Follow the money... And if they don't report it, you get them for tax evasion... Pretty Simple stuff...

-1 ( +0 / -1 )

New law targeting the yakuza ?? So let me see if i got this right,Yakuza bosses are gonna start obeying now that a"LAW" has been passed ?? isn't breaking the "LAW" how these guys make a living? If they followed laws there would probably be no yakuza.

-1 ( +0 / -1 )

not holding my breath...

1 ( +1 / -0 )

Not so sure your characterization of the Yamaguchi gumi being all that is correct, but even if accurate, this move would make sense:

Attacking the flanks causes the center to contract.

0 ( +0 / -0 )

Richard,

Methinks you don't understand how things (are supposed to) operate in Japan.

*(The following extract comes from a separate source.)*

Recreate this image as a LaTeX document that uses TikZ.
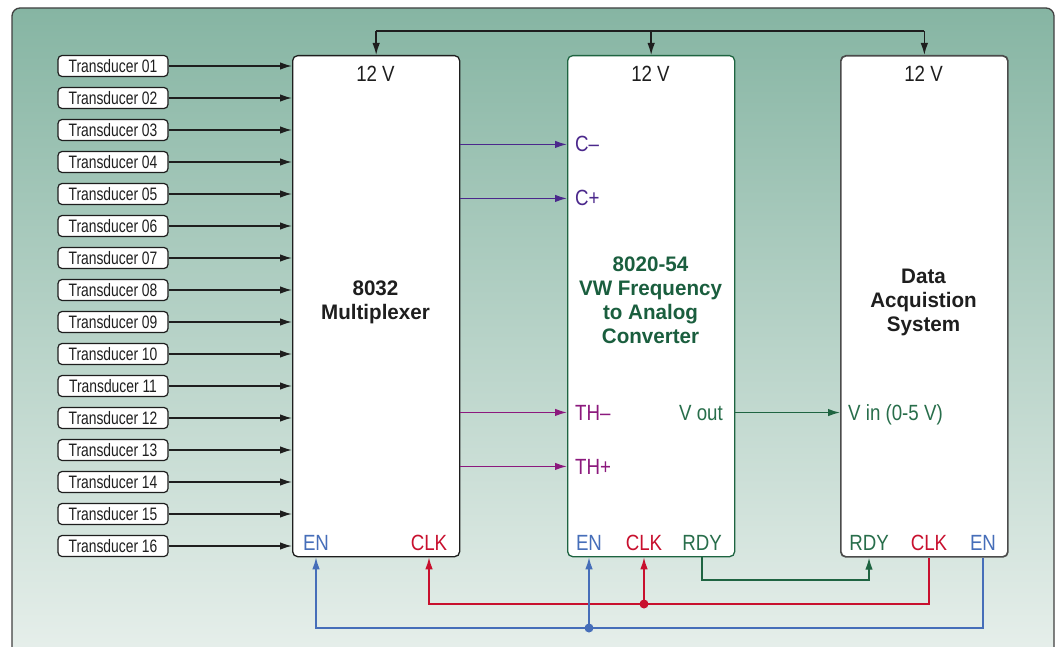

The Yakuza and regular follks are supposed to be like oil and water. Recently, some gangsters have been violating that truth, through extortion of businesses non-traditionally 'regulated' yakuza areas of the economy. Meaning, the yaks can extort all they want from hostess bars, and restaurants in areas near such places, but not mom and pop shops.

1 ( +1 / -0 )

I recall seeing a photo from around 1945-1948, where gangsters were protesting their rights to earn money. The picture had a gangster holding a sign saying "Gangsters have rights too". My response then is the same as it is now - No, you don't! Business owners should have the right to protect themselves by any means necessary from these scum.